WHAT IS ASKED: Every line below should be copied exactly; drop the pictures.

DATASET SECTION:
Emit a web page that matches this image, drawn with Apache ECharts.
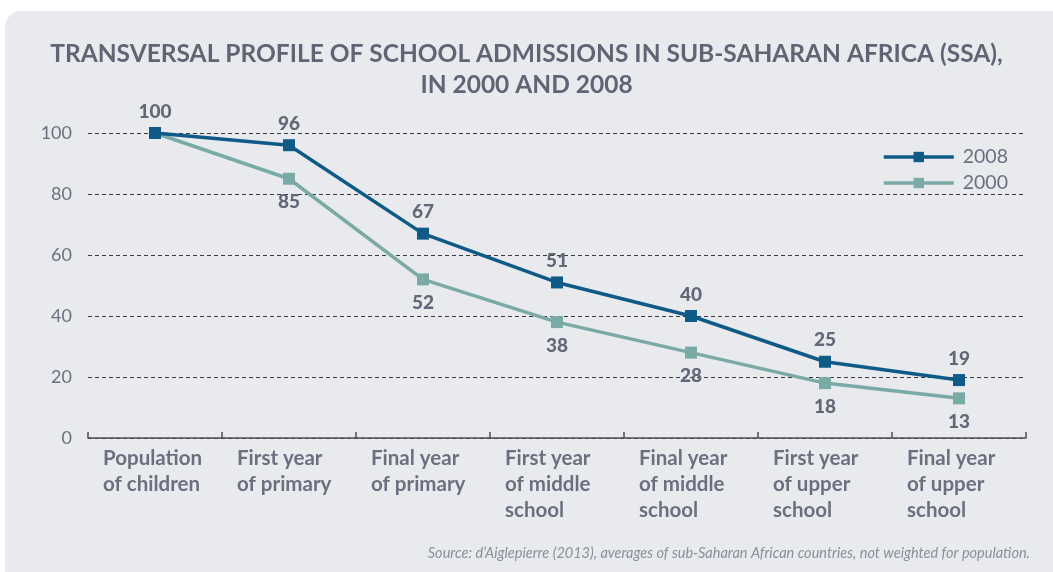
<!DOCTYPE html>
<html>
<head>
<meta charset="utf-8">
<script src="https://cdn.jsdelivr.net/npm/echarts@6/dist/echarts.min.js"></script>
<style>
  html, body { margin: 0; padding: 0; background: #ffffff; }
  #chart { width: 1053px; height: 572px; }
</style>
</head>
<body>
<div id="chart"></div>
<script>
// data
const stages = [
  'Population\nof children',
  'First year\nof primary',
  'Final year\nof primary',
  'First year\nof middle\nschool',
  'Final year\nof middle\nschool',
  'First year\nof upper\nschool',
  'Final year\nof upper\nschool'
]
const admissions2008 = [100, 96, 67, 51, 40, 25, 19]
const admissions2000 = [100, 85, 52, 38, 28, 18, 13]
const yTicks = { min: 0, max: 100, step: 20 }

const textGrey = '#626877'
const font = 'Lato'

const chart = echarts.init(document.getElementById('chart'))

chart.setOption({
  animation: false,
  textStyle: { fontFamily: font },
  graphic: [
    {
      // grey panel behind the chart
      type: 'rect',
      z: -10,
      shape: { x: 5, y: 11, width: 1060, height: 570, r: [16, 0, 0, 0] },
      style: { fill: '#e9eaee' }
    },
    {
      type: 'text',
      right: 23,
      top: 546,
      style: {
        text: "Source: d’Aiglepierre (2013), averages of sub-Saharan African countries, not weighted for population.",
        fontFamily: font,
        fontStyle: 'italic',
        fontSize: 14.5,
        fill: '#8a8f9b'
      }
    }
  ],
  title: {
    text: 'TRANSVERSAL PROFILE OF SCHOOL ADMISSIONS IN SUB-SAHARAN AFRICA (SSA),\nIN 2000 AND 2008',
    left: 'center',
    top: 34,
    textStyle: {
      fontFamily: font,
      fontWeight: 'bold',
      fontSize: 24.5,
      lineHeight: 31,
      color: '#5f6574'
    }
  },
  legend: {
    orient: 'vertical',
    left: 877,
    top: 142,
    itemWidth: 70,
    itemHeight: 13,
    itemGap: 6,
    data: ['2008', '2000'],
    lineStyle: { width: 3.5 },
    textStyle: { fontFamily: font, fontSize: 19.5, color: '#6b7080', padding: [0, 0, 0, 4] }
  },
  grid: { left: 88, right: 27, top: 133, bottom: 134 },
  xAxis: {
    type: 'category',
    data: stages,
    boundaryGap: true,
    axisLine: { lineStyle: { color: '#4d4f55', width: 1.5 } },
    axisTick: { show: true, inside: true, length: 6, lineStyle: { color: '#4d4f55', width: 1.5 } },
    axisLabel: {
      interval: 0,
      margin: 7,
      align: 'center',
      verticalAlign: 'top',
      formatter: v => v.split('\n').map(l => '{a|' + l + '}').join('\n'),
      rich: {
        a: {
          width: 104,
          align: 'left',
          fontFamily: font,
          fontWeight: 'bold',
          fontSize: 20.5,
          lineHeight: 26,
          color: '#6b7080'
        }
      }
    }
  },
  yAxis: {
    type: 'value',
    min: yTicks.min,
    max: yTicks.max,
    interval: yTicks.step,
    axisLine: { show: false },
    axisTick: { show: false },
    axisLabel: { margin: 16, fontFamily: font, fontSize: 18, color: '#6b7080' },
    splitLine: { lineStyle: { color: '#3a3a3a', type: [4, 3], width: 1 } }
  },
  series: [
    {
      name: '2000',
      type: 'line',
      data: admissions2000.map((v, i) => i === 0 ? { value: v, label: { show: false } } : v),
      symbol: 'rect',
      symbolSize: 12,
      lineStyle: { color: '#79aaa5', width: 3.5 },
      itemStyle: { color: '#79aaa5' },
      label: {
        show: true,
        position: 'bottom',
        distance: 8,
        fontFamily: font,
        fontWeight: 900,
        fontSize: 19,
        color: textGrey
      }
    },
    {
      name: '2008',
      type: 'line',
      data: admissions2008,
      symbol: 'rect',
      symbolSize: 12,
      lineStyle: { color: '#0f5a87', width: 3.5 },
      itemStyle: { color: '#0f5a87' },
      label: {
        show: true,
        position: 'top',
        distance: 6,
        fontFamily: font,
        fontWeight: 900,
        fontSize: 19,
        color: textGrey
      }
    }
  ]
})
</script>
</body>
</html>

ANSWER TO THIS PROBLEM:
Emit a web page that matches this image, drawn with Apache ECharts.
<!DOCTYPE html>
<html>
<head>
<meta charset="utf-8">
<script src="https://cdn.jsdelivr.net/npm/echarts@6/dist/echarts.min.js"></script>
<style>
  html, body { margin: 0; padding: 0; background: #ffffff; }
  #chart { width: 1053px; height: 572px; }
</style>
</head>
<body>
<div id="chart"></div>
<script>
// data
const stages = [
  'Population\nof children',
  'First year\nof primary',
  'Final year\nof primary',
  'First year\nof middle\nschool',
  'Final year\nof middle\nschool',
  'First year\nof upper\nschool',
  'Final year\nof upper\nschool'
]
const admissions2008 = [100, 96, 67, 51, 40, 25, 19]
const admissions2000 = [100, 85, 52, 38, 28, 18, 13]
const yTicks = { min: 0, max: 100, step: 20 }

const textGrey = '#626877'
const font = 'Lato'

const chart = echarts.init(document.getElementById('chart'))

chart.setOption({
  animation: false,
  textStyle: { fontFamily: font },
  graphic: [
    {
      // grey panel behind the chart
      type: 'rect',
      z: -10,
      shape: { x: 5, y: 11, width: 1060, height: 570, r: [16, 0, 0, 0] },
      style: { fill: '#e9eaee' }
    },
    {
      type: 'text',
      right: 23,
      top: 546,
      style: {
        text: "Source: d’Aiglepierre (2013), averages of sub-Saharan African countries, not weighted for population.",
        fontFamily: font,
        fontStyle: 'italic',
        fontSize: 14.5,
        fill: '#8a8f9b'
      }
    }
  ],
  title: {
    text: 'TRANSVERSAL PROFILE OF SCHOOL ADMISSIONS IN SUB-SAHARAN AFRICA (SSA),\nIN 2000 AND 2008',
    left: 'center',
    top: 34,
    textStyle: {
      fontFamily: font,
      fontWeight: 'bold',
      fontSize: 24.5,
      lineHeight: 31,
      color: '#5f6574'
    }
  },
  legend: {
    orient: 'vertical',
    left: 877,
    top: 142,
    itemWidth: 70,
    itemHeight: 13,
    itemGap: 6,
    data: ['2008', '2000'],
    lineStyle: { width: 3.5 },
    textStyle: { fontFamily: font, fontSize: 19.5, color: '#6b7080', padding: [0, 0, 0, 4] }
  },
  grid: { left: 88, right: 27, top: 133, bottom: 134 },
  xAxis: {
    type: 'category',
    data: stages,
    boundaryGap: true,
    axisLine: { lineStyle: { color: '#4d4f55', width: 1.5 } },
    axisTick: { show: true, inside: true, length: 6, lineStyle: { color: '#4d4f55', width: 1.5 } },
    axisLabel: {
      interval: 0,
      margin: 7,
      align: 'center',
      verticalAlign: 'top',
      formatter: v => v.split('\n').map(l => '{a|' + l + '}').join('\n'),
      rich: {
        a: {
          width: 104,
          align: 'left',
          fontFamily: font,
          fontWeight: 'bold',
          fontSize: 20.5,
          lineHeight: 26,
          color: '#6b7080'
        }
      }
    }
  },
  yAxis: {
    type: 'value',
    min: yTicks.min,
    max: yTicks.max,
    interval: yTicks.step,
    axisLine: { show: false },
    axisTick: { show: false },
    axisLabel: { margin: 16, fontFamily: font, fontSize: 18, color: '#6b7080' },
    splitLine: { lineStyle: { color: '#3a3a3a', type: [4, 3], width: 1 } }
  },
  series: [
    {
      name: '2000',
      type: 'line',
      data: admissions2000.map((v, i) => i === 0 ? { value: v, label: { show: false } } : v),
      symbol: 'rect',
      symbolSize: 12,
      lineStyle: { color: '#79aaa5', width: 3.5 },
      itemStyle: { color: '#79aaa5' },
      label: {
        show: true,
        position: 'bottom',
        distance: 8,
        fontFamily: font,
        fontWeight: 900,
        fontSize: 19,
        color: textGrey
      }
    },
    {
      name: '2008',
      type: 'line',
      data: admissions2008,
      symbol: 'rect',
      symbolSize: 12,
      lineStyle: { color: '#0f5a87', width: 3.5 },
      itemStyle: { color: '#0f5a87' },
      label: {
        show: true,
        position: 'top',
        distance: 6,
        fontFamily: font,
        fontWeight: 900,
        fontSize: 19,
        color: textGrey
      }
    }
  ]
})
</script>
</body>
</html>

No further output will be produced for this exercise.